Some of my best memories come from that camp as well. I got one of my favorite compliments ever there. This one happened a couple years later when I was 15 or so. The camp was held at a college campus. So, it wasn’t so much camping as it was a bunch of families and teens hanging out in dorms. Anyway, part of the camp was attending lectures and classes.

We were sitting in a big auditorium waiting for one of the sessions to start. I was a giant nerd (ha, as if that is past tense. We all know I’m still a giant nerd.) and had arrived early. It was one of those big lecture halls with stadium seating so I was seated in a row by myself, waiting for some of my friends to arrive and there was a group of guys seated in front of me.

I was off in my own little world when two of the guys turned around to talk to me. The first guy said,

Hey Abigail, smile at him.

as he motioned to the guy sitting next to him.

Obviously my first response was,

“Um, huh?!”

But he just repeated his request. So, I kind of awkwardly smiled at the second guy. The first guy turned to the second guy and just said,

“See, I told you.”

then turned around and started to go back about his business.

I sat there in confusion for a few seconds. I of course did a quick check of my face, teeth and clothing to see if there was something wrong there. When I couldn’t find anything and it had been long enough for me to realize they had no plans on explaining themselves, I tapped them on the shoulder and asked what the heck that was all about.

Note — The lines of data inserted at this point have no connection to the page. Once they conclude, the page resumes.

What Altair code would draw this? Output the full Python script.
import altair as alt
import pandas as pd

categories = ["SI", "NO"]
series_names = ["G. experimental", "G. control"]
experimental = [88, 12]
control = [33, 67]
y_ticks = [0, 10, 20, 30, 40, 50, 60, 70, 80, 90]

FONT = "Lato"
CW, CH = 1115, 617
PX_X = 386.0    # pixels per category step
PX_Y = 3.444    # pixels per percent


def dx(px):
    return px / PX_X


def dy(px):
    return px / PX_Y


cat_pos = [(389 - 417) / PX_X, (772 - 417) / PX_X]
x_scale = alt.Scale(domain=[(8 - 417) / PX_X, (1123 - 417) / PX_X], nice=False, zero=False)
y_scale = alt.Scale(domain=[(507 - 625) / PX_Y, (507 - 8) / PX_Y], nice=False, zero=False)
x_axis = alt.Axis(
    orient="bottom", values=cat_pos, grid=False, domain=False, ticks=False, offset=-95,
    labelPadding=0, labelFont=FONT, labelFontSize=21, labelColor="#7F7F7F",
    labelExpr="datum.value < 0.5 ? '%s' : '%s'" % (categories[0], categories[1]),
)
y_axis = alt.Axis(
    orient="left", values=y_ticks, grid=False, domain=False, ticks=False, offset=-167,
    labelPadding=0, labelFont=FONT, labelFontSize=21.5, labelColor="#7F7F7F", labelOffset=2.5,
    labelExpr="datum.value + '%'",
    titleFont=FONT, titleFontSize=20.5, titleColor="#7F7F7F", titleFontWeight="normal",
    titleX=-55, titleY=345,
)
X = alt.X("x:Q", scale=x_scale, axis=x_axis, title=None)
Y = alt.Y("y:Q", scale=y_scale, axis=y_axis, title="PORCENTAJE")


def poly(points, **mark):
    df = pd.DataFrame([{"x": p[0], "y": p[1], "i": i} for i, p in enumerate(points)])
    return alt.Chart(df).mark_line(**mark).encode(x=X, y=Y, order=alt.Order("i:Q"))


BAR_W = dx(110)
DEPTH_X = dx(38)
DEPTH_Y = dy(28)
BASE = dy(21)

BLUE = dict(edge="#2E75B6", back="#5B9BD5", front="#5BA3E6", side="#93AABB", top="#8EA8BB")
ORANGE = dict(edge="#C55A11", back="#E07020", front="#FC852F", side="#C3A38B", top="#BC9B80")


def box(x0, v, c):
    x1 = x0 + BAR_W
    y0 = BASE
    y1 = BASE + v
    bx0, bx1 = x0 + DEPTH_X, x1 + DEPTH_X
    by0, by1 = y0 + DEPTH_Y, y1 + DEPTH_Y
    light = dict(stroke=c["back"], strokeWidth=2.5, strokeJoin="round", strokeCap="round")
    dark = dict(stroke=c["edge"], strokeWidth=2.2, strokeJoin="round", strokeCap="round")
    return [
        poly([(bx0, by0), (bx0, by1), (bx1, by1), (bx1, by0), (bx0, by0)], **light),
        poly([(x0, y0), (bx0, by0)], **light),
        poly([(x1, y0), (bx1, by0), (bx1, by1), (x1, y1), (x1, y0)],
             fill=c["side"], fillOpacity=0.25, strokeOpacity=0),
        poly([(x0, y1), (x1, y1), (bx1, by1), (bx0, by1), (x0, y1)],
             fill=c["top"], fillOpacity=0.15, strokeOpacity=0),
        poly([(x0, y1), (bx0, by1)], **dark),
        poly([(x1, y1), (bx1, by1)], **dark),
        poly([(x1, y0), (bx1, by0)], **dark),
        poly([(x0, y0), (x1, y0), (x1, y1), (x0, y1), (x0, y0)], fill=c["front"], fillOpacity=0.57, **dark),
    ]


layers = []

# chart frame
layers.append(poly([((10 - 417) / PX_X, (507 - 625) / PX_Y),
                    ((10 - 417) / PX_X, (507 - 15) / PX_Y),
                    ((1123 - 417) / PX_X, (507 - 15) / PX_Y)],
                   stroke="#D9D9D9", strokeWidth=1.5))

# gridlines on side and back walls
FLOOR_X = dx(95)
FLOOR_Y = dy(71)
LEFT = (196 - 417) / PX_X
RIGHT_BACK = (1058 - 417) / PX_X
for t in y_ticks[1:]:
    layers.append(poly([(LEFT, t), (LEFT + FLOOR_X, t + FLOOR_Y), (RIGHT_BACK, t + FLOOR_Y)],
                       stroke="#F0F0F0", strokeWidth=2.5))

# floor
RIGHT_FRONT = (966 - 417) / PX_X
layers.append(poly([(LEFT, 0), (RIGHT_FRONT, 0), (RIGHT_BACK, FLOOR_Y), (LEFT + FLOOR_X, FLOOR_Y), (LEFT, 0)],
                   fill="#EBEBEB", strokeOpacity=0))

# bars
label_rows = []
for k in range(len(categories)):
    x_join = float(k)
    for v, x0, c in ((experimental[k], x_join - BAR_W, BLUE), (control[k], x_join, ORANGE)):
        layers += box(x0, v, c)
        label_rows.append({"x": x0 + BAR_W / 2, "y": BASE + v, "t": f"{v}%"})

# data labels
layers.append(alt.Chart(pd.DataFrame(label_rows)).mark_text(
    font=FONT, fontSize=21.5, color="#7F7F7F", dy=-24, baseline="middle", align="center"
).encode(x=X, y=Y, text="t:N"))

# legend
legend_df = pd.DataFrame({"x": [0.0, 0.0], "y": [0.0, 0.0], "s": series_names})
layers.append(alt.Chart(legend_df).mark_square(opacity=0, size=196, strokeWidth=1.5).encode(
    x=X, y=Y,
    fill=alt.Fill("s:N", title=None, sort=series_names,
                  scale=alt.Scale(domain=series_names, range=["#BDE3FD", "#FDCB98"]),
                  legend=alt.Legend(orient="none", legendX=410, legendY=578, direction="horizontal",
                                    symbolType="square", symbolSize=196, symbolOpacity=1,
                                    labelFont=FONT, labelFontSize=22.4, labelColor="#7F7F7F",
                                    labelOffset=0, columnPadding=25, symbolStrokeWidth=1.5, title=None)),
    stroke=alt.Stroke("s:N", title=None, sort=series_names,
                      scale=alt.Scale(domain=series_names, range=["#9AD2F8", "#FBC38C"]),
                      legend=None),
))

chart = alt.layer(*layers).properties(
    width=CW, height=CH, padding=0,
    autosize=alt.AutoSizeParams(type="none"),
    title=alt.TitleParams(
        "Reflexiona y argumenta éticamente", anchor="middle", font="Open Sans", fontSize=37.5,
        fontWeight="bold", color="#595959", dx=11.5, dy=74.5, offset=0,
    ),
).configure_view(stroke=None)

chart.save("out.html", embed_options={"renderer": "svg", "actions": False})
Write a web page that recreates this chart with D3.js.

The first guy kind of glanced sheepishly at the second one, who at this point wouldn’t make eye contact anymore. The first guy finally shrugged and said,

“He said none of the pretty girls ever smiled at him. I wanted to prove him wrong.”


I’ve gotten many compliments and insults in my life. Some stand out and others don’t. Those contrasting incidences will always be crystal clear to me. Both were such simple statements. I wonder if the people even remember saying them. Did that boy have any idea how giddy he made me? How even at this moment almost ten years later it makes me grin?

Little words that turned into little treasures. Moments I’ll keep with me for a lifetime.

*No offense if your name is Amber. I have met many cool Ambers since and I like the name just fine now.

Boxes of emotions

I picked up some old boxes from my mom’s house the other day. My life from childhood until 18 is in those boxes.

It’s so hard to express how full of feeling these boxes make me. The emotions tied to each piece of paper are intense.


I remember the nights of staying up late, promising forever friendship and sharing secrets.

…the giggling and laughing until my stomach hurt and I couldn’t breath.

…my best friend running up and in breathless excitement telling me she was moving to Florida.

…how I felt like someone hit me in the stomach with a 2×4 at that moment.

…crying and missing her.

…getting letters.

…meaning to write back.

I never really did.

I lost that friend because I never made time to stay in touch.



I remember never feeling quite right in any clothes.

…feeling fat.

…feeling ugly.

….getting a compliment.

…instantly feeling beautiful right afterward.

…going on “diets”

…eating nothing but junk food.

…learning what it meant to feel sexy.



I remember the brief looks and almost innocent touches.

…the whispers and not so subtle giggles and glances.

…notes written between friends.

…acting disinterested.

…acting way too interested.

…playing hard to get.

…falling in love.

…falling out of love.


I remember feeling sad and alone and angry at the world. I remember feeling like every little thing was the end of the world. It was all that was. I now realize how little and unimportant those things were.

I also remember thinking I’d get to things that weren’t very important. I now realize how infinitely important those things were. I wonder how different my life would be if I wouldn’t have neglected the people who were truly important to me.

I wonder if I’ve learned that lesson yet.

It’s amazing what looking through old letters, cards, pictures and home videos can bring into your mind. So many emotions, packed tightly away where I didn’t have to think or deal with them. I’m slowly pulling them back out and examining them. If I can finally learn the lessons I should have learned before I packed them away, maybe in 20 years my new set of boxes will bring more positive feelings than negative ones.